There are many studies that show the differences between how men and women handle their finances. Below, I’m sharing many of the statistics that came out over the past few years.
The data varies when it comes to who handles credit better. The amount of credit card debt men and women have and even their credit scores really differ depending on the age of the population studied and other factors.
Amount of Credit Card Debt
A 2015 survey by National Debt Relief showed a large difference in the percentage of women and men who carried credit card debt, among certain age groups. Here are some statistics:
- 63% of women aged 18 – 24 and 66% of women aged 55 – 64 carry credit card debt
- 36% of men aged 18 – 24 and 33% of men aged 55 – 64 carry credit card debt
However, those numbers show the percentage of each age group that carry credit card debt, but it doesn’t illustrate the balances. When you look at the actual average balances, a 2016 survey by Credit Sesame showed that men had an overall debt of around $25,000; women had an overall debt of around $21,000.
Interestingly enough, just because men had higher debt balances doesn’t necessarily mean they had worse credit scores.
The same 2016 survey by Credit Sesame mentioned above found that men had an average credit score of 630; women had an average credit score of 621.
One explanation that Credit Sesame offered for the difference is that men often have higher incomes than women, which might enable them to get more credit and higher credit limits. Credit scores heavily depend on payment history, and sometimes a higher income can help ensure more timely payments.
To add to the equation, a 2017 LendingTree study of millennials showed that in this generation, the average credit score for women is 666 and the average credit score for men is 661.
When it comes to who has the higher credit score – men or women – it really depends on what segment of the population you’re studying.
Confidence with Credit
Sallie Mae conducted a national study in 2016 in order to learn how college students manage their finances. In their research, they found out some differences between college men and women (p. 24).
Among the college students surveyed, “Men are more likely than women to feel confident in their money management skills, but women were more likely to answer the ‘how credit works’ questions correctly.”
They also found that “men are more likely than women to have a credit card (60% and 53%, respectively), and to carry a higher average balance.”
Why Does It Matter?
Truthfully, many companies have spent considerable time and effort looking at the differences between how men and women handle credit, but is that what really matters?

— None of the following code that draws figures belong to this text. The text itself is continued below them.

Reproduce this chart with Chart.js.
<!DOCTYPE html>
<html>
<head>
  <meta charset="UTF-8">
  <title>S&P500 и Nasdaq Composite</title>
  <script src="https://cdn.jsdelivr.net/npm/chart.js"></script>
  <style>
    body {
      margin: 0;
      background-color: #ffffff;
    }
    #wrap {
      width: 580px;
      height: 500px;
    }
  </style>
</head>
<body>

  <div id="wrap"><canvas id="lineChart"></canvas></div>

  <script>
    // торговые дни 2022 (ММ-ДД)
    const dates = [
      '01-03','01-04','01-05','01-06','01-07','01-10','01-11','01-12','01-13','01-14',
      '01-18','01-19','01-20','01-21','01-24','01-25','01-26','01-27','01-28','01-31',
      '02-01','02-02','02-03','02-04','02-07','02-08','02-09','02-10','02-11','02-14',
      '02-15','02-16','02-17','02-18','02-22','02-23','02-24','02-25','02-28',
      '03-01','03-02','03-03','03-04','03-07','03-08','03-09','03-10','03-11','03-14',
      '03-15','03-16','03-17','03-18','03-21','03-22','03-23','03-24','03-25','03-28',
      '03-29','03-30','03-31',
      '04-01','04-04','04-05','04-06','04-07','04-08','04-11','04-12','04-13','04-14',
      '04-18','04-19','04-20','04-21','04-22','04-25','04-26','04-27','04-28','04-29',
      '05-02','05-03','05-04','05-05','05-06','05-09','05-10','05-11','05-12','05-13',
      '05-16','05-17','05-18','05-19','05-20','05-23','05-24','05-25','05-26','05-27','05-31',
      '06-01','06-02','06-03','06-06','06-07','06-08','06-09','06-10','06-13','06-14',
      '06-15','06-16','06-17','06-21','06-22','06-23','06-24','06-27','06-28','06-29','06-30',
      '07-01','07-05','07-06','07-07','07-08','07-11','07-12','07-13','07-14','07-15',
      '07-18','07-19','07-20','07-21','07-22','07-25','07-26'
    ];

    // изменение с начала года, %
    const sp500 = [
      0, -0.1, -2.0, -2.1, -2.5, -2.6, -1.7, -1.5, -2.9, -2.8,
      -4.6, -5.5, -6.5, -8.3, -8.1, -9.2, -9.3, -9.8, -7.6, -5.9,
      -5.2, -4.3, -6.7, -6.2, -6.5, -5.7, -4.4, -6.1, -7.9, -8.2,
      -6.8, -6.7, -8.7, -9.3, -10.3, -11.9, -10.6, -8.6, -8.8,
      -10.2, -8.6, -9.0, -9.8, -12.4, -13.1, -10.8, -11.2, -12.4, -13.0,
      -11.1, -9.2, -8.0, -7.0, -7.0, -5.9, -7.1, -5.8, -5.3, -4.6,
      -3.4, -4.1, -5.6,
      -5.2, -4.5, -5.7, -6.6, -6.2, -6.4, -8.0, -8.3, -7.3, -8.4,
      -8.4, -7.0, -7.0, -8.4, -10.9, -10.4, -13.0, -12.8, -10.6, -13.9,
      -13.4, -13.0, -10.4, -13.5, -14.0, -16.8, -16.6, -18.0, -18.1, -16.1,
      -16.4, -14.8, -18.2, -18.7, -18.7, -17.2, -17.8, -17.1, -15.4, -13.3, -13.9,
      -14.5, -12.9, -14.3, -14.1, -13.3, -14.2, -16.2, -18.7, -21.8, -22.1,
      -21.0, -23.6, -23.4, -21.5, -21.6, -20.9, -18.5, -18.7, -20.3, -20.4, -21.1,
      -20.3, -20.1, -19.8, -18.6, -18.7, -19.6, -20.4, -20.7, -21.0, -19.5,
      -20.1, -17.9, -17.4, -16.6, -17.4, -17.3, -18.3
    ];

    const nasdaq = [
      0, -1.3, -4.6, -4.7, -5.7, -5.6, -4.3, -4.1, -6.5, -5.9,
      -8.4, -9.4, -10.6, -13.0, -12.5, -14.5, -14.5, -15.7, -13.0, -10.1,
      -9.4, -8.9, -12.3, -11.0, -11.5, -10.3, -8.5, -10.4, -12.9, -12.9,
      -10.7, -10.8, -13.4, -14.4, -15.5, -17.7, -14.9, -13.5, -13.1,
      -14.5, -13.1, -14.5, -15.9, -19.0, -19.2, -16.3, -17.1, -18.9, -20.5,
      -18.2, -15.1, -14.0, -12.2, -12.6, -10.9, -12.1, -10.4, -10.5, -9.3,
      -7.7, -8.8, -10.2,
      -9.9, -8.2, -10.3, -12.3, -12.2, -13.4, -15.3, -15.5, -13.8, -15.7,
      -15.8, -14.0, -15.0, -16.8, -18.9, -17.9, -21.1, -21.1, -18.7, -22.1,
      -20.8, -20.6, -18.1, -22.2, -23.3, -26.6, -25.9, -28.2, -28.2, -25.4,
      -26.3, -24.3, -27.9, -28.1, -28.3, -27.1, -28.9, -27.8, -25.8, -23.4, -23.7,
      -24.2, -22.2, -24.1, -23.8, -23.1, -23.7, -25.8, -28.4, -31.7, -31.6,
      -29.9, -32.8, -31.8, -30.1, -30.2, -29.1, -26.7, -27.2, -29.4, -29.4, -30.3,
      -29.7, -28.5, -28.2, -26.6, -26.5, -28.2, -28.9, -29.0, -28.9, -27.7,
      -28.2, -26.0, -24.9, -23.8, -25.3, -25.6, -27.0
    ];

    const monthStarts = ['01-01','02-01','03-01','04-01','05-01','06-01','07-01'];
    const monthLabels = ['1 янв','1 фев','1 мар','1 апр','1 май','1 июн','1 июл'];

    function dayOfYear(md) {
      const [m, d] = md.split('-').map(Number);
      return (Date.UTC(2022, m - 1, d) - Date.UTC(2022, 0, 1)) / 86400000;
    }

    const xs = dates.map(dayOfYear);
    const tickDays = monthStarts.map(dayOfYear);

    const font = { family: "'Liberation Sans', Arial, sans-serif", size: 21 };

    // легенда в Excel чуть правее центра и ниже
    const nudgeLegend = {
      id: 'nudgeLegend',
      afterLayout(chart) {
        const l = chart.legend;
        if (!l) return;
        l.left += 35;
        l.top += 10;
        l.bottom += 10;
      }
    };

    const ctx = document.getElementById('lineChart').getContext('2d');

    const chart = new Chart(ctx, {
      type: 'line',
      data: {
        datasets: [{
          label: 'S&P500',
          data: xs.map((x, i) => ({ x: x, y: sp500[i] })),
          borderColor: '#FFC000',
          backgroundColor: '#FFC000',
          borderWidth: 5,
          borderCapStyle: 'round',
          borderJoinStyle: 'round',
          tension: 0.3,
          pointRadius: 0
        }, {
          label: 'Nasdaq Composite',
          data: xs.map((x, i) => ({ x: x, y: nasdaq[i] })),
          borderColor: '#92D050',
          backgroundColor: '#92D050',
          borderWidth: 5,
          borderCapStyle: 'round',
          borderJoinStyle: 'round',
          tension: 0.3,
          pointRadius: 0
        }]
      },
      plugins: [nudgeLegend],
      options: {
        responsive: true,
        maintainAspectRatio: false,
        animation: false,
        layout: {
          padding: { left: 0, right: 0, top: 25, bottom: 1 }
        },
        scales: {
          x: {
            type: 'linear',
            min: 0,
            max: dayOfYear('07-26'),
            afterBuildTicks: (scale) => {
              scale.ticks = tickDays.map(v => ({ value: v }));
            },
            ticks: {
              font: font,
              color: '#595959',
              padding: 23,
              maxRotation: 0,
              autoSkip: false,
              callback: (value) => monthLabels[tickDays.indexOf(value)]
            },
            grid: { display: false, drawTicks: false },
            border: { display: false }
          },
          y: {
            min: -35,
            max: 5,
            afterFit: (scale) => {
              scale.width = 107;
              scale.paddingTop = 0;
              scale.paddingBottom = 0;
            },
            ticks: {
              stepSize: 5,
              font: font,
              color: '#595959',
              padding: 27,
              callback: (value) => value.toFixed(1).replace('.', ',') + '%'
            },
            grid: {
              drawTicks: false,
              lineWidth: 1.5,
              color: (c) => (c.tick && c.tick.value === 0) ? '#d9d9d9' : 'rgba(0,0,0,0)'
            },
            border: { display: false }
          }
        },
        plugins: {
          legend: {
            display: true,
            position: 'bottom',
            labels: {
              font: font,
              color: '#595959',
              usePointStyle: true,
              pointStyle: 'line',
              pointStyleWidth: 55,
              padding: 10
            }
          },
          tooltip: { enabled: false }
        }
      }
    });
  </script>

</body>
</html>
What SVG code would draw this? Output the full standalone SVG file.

Maybe it’s because I’m a parent of boy/girl twins, but in my opinion, it’s not the differences that matter but what we’re doing as a society to close any reported gaps.
When I look at the differences between men and women when it comes to credit scores, debt carried and money confidence, what I see is an opportunity to spread more financial literacy. An article by Finra showed that the financial literacy gap is narrowing between men and women, and that’s good news! The more accurate information we can spread about credit to everyone, the better.
Financial literacy is something that can begin at a young age. Your credit history can start when you’re a teenager. Plus, most college students will be managing money on their own for the first time when they get to school.
Ultimately, you can improve your financial literacy when it comes to your credit. It doesn’t matter whether you’re male or female or what age you are. All that matters is that you take the time to learn how to improve and maintain your own credit score so that you can achieve some of your biggest financial goals.